Levine urges that work-life balance for women and everyone else be redefined: “I think that flexibility and freedom is very important, not only for women but in general. I think it is especially accelerated with the ongoing pandemic and the work from home situations. But of course for women with full-time jobs and a family to care for and with the whole “double shift”, I think flexibility will be more important.”
“To me, as long as you get the job done well and have fulfilled your duties, it really doesn’t matter how many hours you use,” she adds.
As a fresh graduate who has stepped into a world of uncertainty, Levine sees gratus as a way to pursue something of interest alongside her job. She hopes to eventually expand it into a vegan cafe.

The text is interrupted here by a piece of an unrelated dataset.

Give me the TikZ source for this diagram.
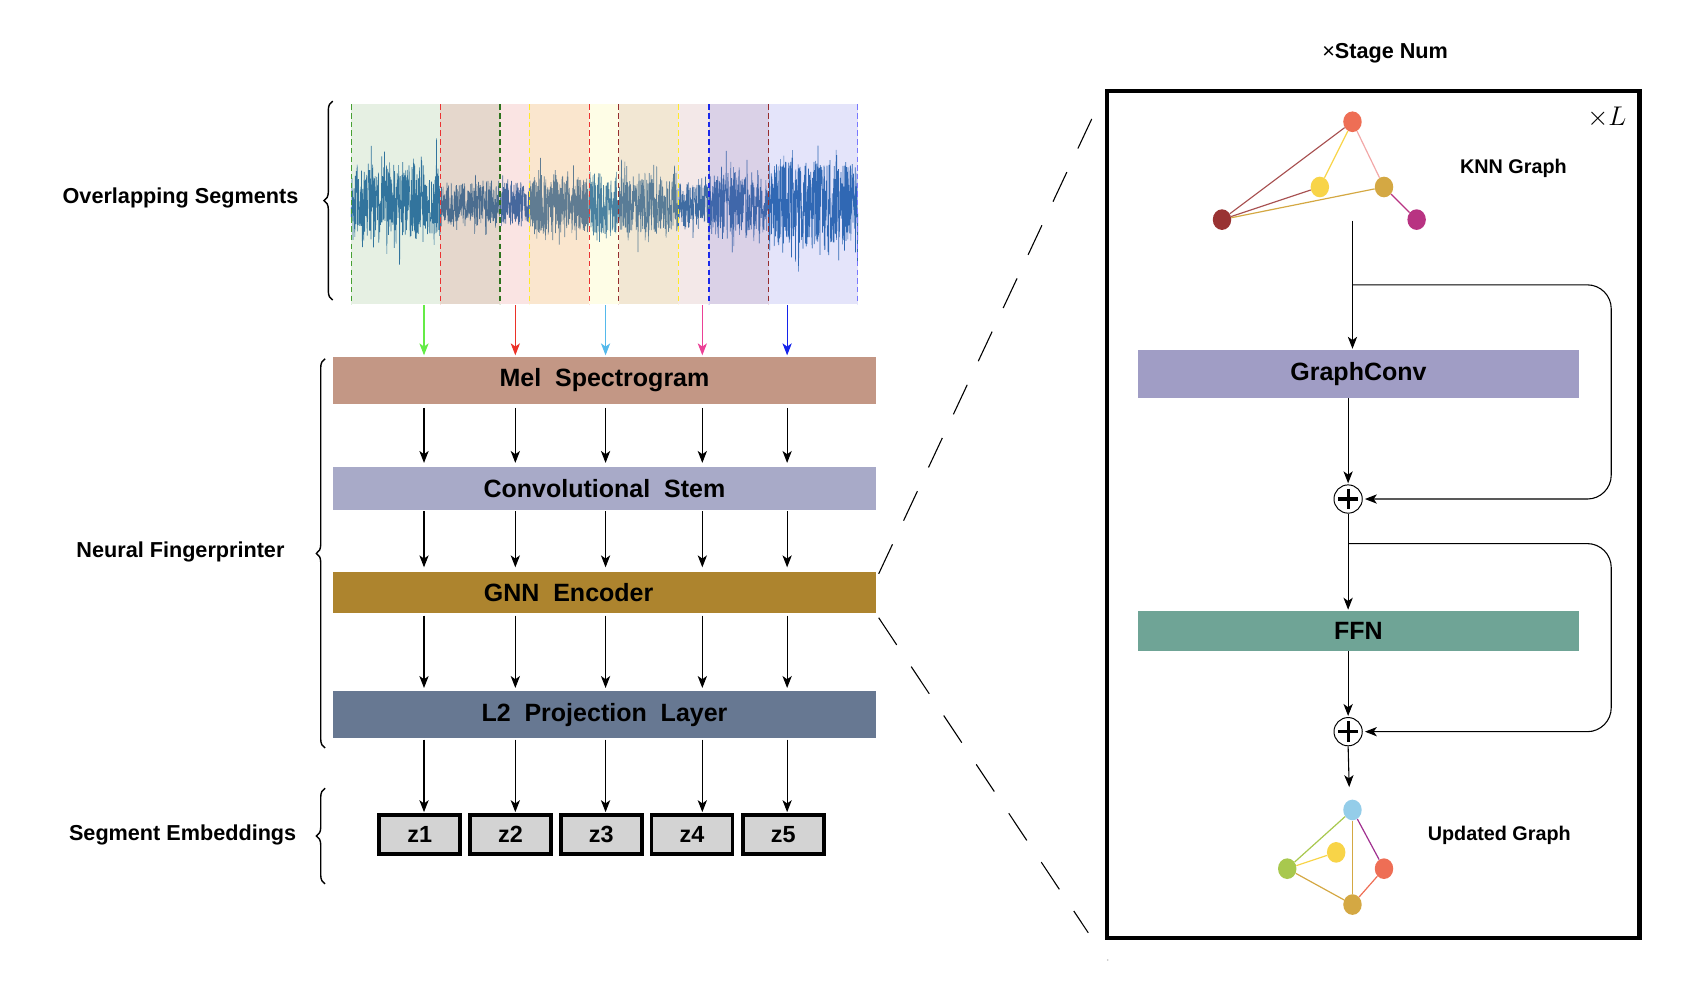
\documentclass[tikz,border=0pt]{standalone}
\usepackage{fontspec}
\setmainfont{Liberation Sans}
\usetikzlibrary{arrows.meta,decorations.pathreplacing,shapes.geometric,calc}

\definecolor{melc}{RGB}{195,151,133}
\definecolor{convc}{RGB}{168,170,200}
\definecolor{gnnc}{RGB}{173,132,46}
\definecolor{ltwoc}{RGB}{103,120,146}
\definecolor{gcc}{RGB}{160,157,197}
\definecolor{ffnc}{RGB}{111,164,150}
\definecolor{zc}{RGB}{211,211,211}
\definecolor{wavec}{RGB}{44,110,173}
\definecolor{sega}{RGB}{88,155,69}
\definecolor{segb}{RGB}{222,75,68}
\definecolor{segc}{RGB}{248,242,88}
\definecolor{segd}{RGB}{175,102,102}
\definecolor{sege}{RGB}{75,75,222}
\definecolor{dgreenl}{RGB}{70,160,50}
\definecolor{dred}{RGB}{235,50,50}
\definecolor{dgreen}{RGB}{45,115,30}
\definecolor{dyellow}{RGB}{255,235,40}
\definecolor{ddred}{RGB}{150,45,45}
\definecolor{dblue}{RGB}{25,40,235}
\definecolor{dlblue}{RGB}{120,120,255}
\definecolor{agreen}{RGB}{100,235,70}
\definecolor{ared}{RGB}{235,50,40}
\definecolor{alblue}{RGB}{85,185,235}
\definecolor{apink}{RGB}{235,65,150}
\definecolor{ablue}{RGB}{20,35,235}
\definecolor{ncoral}{RGB}{238,110,85}
\definecolor{nyellow}{RGB}{248,212,72}
\definecolor{ngold}{RGB}{212,168,67}
\definecolor{ndred}{RGB}{153,51,51}
\definecolor{nmag}{RGB}{184,51,130}
\definecolor{nlblue}{RGB}{148,205,233}
\definecolor{ngreen}{RGB}{168,200,78}
\definecolor{epink}{RGB}{242,168,168}
\definecolor{epurple}{RGB}{160,48,143}

\begin{document}
\begin{tikzpicture}[x=1pt,y=-1pt,
  arr/.style={-{Stealth[length=11pt,width=8.5pt,inset=3pt]}, line width=1pt},
  layerbox/.style={minimum width=500pt, inner sep=0pt, draw=none, font=\fontsize{23}{27}\selectfont\bfseries},
  rbox/.style={minimum width=405pt, inner sep=0pt, draw=none, font=\fontsize{23}{27}\selectfont\bfseries},
  zbox/.style={draw=black, line width=3.5pt, fill=zc, minimum width=74.5pt, minimum height=35.5pt, inner sep=0pt, font=\fontsize{21.5}{26}\selectfont\bfseries},
  sidelabel/.style={font=\fontsize{19.9}{24}\selectfont\bfseries, inner sep=0pt},
  glabel/.style={font=\fontsize{18.2}{22}\selectfont\bfseries, inner sep=0pt},
  bracestyle/.style={decorate, decoration={brace, amplitude=8pt}, line width=1.3pt},
  segdash/.style={dash pattern=on 5pt off 3pt, line width=1.4pt},
  gnode/.style={ellipse, minimum width=17pt, minimum height=19pt, inner sep=0pt, draw=none},
  gedge/.style={line width=1.1pt},
  oplusnode/.style={circle, draw=black, line width=0.9pt, minimum size=26pt, inner sep=0pt, fill=white,
    path picture={\draw[line width=3pt,line cap=butt] ([xshift=3.5pt]path picture bounding box.west) -- ([xshift=-3.5pt]path picture bounding box.east);
      \draw[line width=3pt,line cap=butt] ([yshift=-3.5pt]path picture bounding box.north) -- ([yshift=3.5pt]path picture bounding box.south);}},
  zoomdash/.style={dash pattern=on 30pt off 24pt, line width=1pt},
  skip/.style={line width=1pt, rounded corners=22pt},
  declare function={env(\t)=(\t<405) ? 56 : ((\t<460) ? 32 : ((\t<487) ? 34 : ((\t<542) ? 43 : ((\t<569) ? 46 : ((\t<624) ? 43 : ((\t<652) ? 33 : ((\t<707) ? 46 : 66)))))));}
]
\useasboundingbox (0,0) rectangle (1565.5,908.8);

% ---------- waveform ----------
\pgfmathsetseed{11}
\draw[wavec, line width=0.6pt, line join=bevel] plot[samples=2200, domain=323:789] (\x, {188 + env(\x)*rand*(0.55 + 0.8*rnd*rnd*rnd)});
% overlapping segment tints
\fill[sega, fill opacity=0.15] (323,96) rectangle (460,280);
\fill[segb, fill opacity=0.15] (405,96) rectangle (542,280);
\fill[segc, fill opacity=0.15] (487,96) rectangle (624,280);
\fill[segd, fill opacity=0.15] (569,96) rectangle (707,280);
\fill[sege, fill opacity=0.15] (652,96) rectangle (789,280);
% segment borders
\draw[segdash, dgreenl, line width=1.1pt] (323,96) -- (323,280);
\draw[segdash, dred] (405,96) -- (405,280);
\draw[segdash, dgreen] (460,96) -- (460,280);
\draw[segdash, dyellow] (487,96) -- (487,280);
\draw[segdash, dred] (542,96) -- (542,280);
\draw[segdash, ddred] (569,96) -- (569,280);
\draw[segdash, dyellow] (624,96) -- (624,280);
\draw[segdash, dblue] (652,96) -- (652,280);
\draw[segdash, ddred] (707,96) -- (707,280);
\draw[segdash, dlblue, line width=1.1pt] (789,96) -- (789,280);

% ---------- side labels and braces ----------
\node[sidelabel] (lovl) at (166,182) {Overlapping Segments};
\node[sidelabel] (lneu) at (166,508) {Neural Fingerprinter};
\node[sidelabel] (lseg) at (168,768) {Segment Embeddings};
\draw[bracestyle] (306,276) -- (306,93);
\draw[bracestyle] (299,688) -- (299,330);
\draw[bracestyle] (299,813) -- (299,725);

% ---------- layer boxes ----------
\node[layerbox, fill=melc, minimum height=44pt] (mel) at (556,350) {Mel\ \ Spectrogram};
\node[layerbox, fill=convc, minimum height=39pt] (conv) at (556,449.5) {Convolutional\ \ Stem};
\node[layerbox, fill=gnnc, minimum height=38pt] (gnn) at (556,545) {};
\node[font=\fontsize{23}{27}\selectfont\bfseries, inner sep=0pt] (gnnlab) at (523,545) {GNN\ \ Encoder};
\node[layerbox, fill=ltwoc, minimum height=43pt] (ltwo) at (556,657.5) {L2\ \ Projection\ \ Layer};

% ---------- embeddings ----------
\node[zbox] (z1) at (386,767.5) {z1};
\node[zbox] (z2) at (469.5,767.5) {z2};
\node[zbox] (z3) at (553,767.5) {z3};
\node[zbox] (z4) at (636.5,767.5) {z4};
\node[zbox] (z5) at (720.5,767.5) {z5};

% ---------- column arrows ----------
\coordinate (c1) at (390,281);
\coordinate (c2) at (474,281);
\coordinate (c3) at (557,281);
\coordinate (c4) at (646,281);
\coordinate (c5) at (724,281);
\draw[arr, agreen] (c1) -- ([yshift=1pt]c1 |- mel.north);
\draw[arr, ared] (c2) -- ([yshift=1pt]c2 |- mel.north);
\draw[arr, alblue] (c3) -- ([yshift=1pt]c3 |- mel.north);
\draw[arr, apink] (c4) -- ([yshift=1pt]c4 |- mel.north);
\draw[arr, ablue] (c5) -- ([yshift=1pt]c5 |- mel.north);
\foreach \i in {1,...,5}{
  \draw[arr, shorten <=3pt, shorten >=4pt] (c\i |- mel.south) -- (c\i |- conv.north);
  \draw[arr, shorten <=1pt, shorten >=4pt] (c\i |- conv.south) -- (c\i |- gnn.north);
  \draw[arr, shorten <=2pt, shorten >=3pt] (c\i |- gnn.south) -- (c\i |- ltwo.north);
  \draw[arr, shorten <=1pt, shorten >=1pt] (c\i |- ltwo.south) -- (c\i |- z\i.north);
}

% ---------- zoom lines ----------
\coordinate (zt) at (1010,97);
\coordinate (zb) at (1001,858);
\draw[zoomdash] ([xshift=2pt,yshift=-2pt]gnn.north east) -- (zt);
\draw[zoomdash] ([xshift=2pt,yshift=-4pt]gnn.south east) -- (zb);

% ---------- right panel ----------
\node[draw=black, line width=4pt, minimum width=490pt, minimum height=779pt, inner sep=0pt] (panel) at (1263,473.5) {};
\node[font=\fontsize{19.9}{24}\selectfont\bfseries, inner sep=0pt] (stage) at (1274,49) {{\mdseries ×}Stage Num};
\node[font=\fontsize{24}{28}\selectfont, inner sep=0pt] (xl) at (1478,108) {$\times L$};
\fill[black!25] (1019,883) circle (0.8pt);

% KNN graph
\node[gnode, fill=ncoral] (a1) at (1244,112) {};
\node[gnode, fill=nyellow] (a2) at (1214,172) {};
\node[gnode, fill=ngold] (a3) at (1273,172) {};
\node[gnode, fill=ndred] (a4) at (1124,202) {};
\node[gnode, fill=nmag] (a5) at (1303,202) {};
\draw[gedge, ndred!85] (a1) -- (a4);
\draw[gedge, nyellow] (a1) -- (a2);
\draw[gedge, epink] (a1) -- (a3);
\draw[gedge, ndred!85] (a4) -- (a2);
\draw[gedge, ngold] (a4) -- (a3);
\draw[gedge, nmag] (a3) -- (a5);
\node[glabel] (knn) at (1392,155) {KNN Graph};

% blocks
\node[rbox, fill=gcc, minimum height=44pt] (gc) at (1249.5,344) {GraphConv};
\node[rbox, fill=ffnc, minimum height=37pt] (ffn) at (1249.5,580.5) {FFN};
\node[oplusnode] (p1) at (1240,459) {};
\node[oplusnode] (p2) at (1240,673) {};

\coordinate (k0) at (1244,203);
\coordinate (s1) at (1244,262);
\coordinate (s2) at (1241,500);
\coordinate (outc) at (1241,724);
\draw[arr, shorten >=1pt] (k0) -- (k0 |- gc.north);
\draw[skip, -{Stealth[length=11pt,width=8.5pt,inset=3pt]}, shorten >=2pt] (s1) -- (1482,262) -- (1482,459) -- (p1.east);
\draw[arr, shorten >=1pt] (gc.south -| p1) -- (p1.north);
\draw[arr, shorten >=1pt] (p1.south) -- (p1 |- ffn.north);
\draw[skip, -{Stealth[length=11pt,width=8.5pt,inset=3pt]}, shorten >=2pt] (s2) -- (1482,500) -- (1482,673) -- (p2.east);
\draw[arr, shorten >=1pt] (ffn.south -| p2) -- (p2.north);
\draw[arr] (p2.south) -- (outc);

% updated graph
\node[gnode, fill=nlblue] (b1) at (1244,745) {};
\node[gnode, fill=nyellow] (b2) at (1229,784) {};
\node[gnode, fill=ngreen] (b3) at (1184,799) {};
\node[gnode, fill=ncoral] (b4) at (1273,799) {};
\node[gnode, fill=ngold] (b5) at (1244,832) {};
\draw[gedge, ngreen] (b1) -- (b3);
\draw[gedge, epurple] (b1) -- (b4);
\draw[gedge, ngold] (b1) -- (b5);
\draw[gedge, nyellow] (b3) -- (b2);
\draw[gedge, ngold] (b3) -- (b5);
\draw[gedge, ncoral] (b4) -- (b5);
\node[glabel] (upd) at (1379,768) {Updated Graph};
\end{tikzpicture}
\end{document}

Finding a hobby or passion requires you to invest a part of yourself. It demands an additional level of energy, because it can be all too easy today to get bogged down by work.
At the same time, goals and targets mean different things for everyone, and for many of us it can provide a sense of direction or respite from usual routines. This is why it’s important to see work-life balance not just as working a set amount of hours, or doing things like raising a family. Ultimately, it’s about the outcomes—knowing what we want and being able to pursue those things.
Female entrepreneurs may seem to hold it all together, but this often also reveals the inequalities that still exist at home, where women tend to bear the burden of caregiving more than men, and often carry the sole responsibility of meeting the needs of their families.
Even though Serene Choong, 30, spends a lot of time looking after her son, she decided to turn her entrepreneurial ambition into reality this year. But being a full-time mother and an entrepreneur comes with its own set of challenges.
“I spent a lot of time trying to learn, explore and work things out to establish whatever that we have now. It was not easy as I have a 3-year-old toddler at home with me.”
This additional responsibility might have been exhausting, but it was trying her hand at something new that makes life much more enriching for Serene on top of being a homemaker.
29 year-old Ijah concurs that being a stay home mother means that caregiving work occurs round the clock with no clear rest periods. It depends on how things work out during the day.
Fortunately, her husband has supported her every step of the way, especially when she has to scramble to make last minute scheduling arrangements. He also pitches in to take care of their children whenever he is not working. This allows her to focus on her business, and when that is done, they spend time together with their kids.
To Ijah, establishing a strong understanding between a couple and re-distributing work at home are key to laying the foundation for couples to enhance each other’s work-life balance.
Consider also how activities like household chores can be a way for families to spend more time together. In its own way, this brings working couples together and enables them to forge a deeper bond with each other. With both parties playing an active role in running the household, it cultivates an environment where each person respects the other enough to understand that cooperation and boundaries are crucial for happy, supportive, and balanced relationships.
And for men who are accustomed to prioritising work over their families, paying closer attention to how women juggle both career and domestic responsibilities might change how they themselves understand ‘work-life balance’, and help them find the time to pursue what’s actually important.
Even as the definition of work and its boundaries continues to change, the debate around work-life balance will likely persist.
But given what the pandemic has taught us, there is no ideal time to re-evaluate what work-life balance really means, or consider how we subscribe to a narrow definition of what life is beyond work. If things are not working, then it’s up to us to do something about it.
These entrepreneurs show us life is so much more than ticking things off your to-do list. There is always room for what makes you happy, so long as you make it a priority, and are willing to make the sacrifices necessary.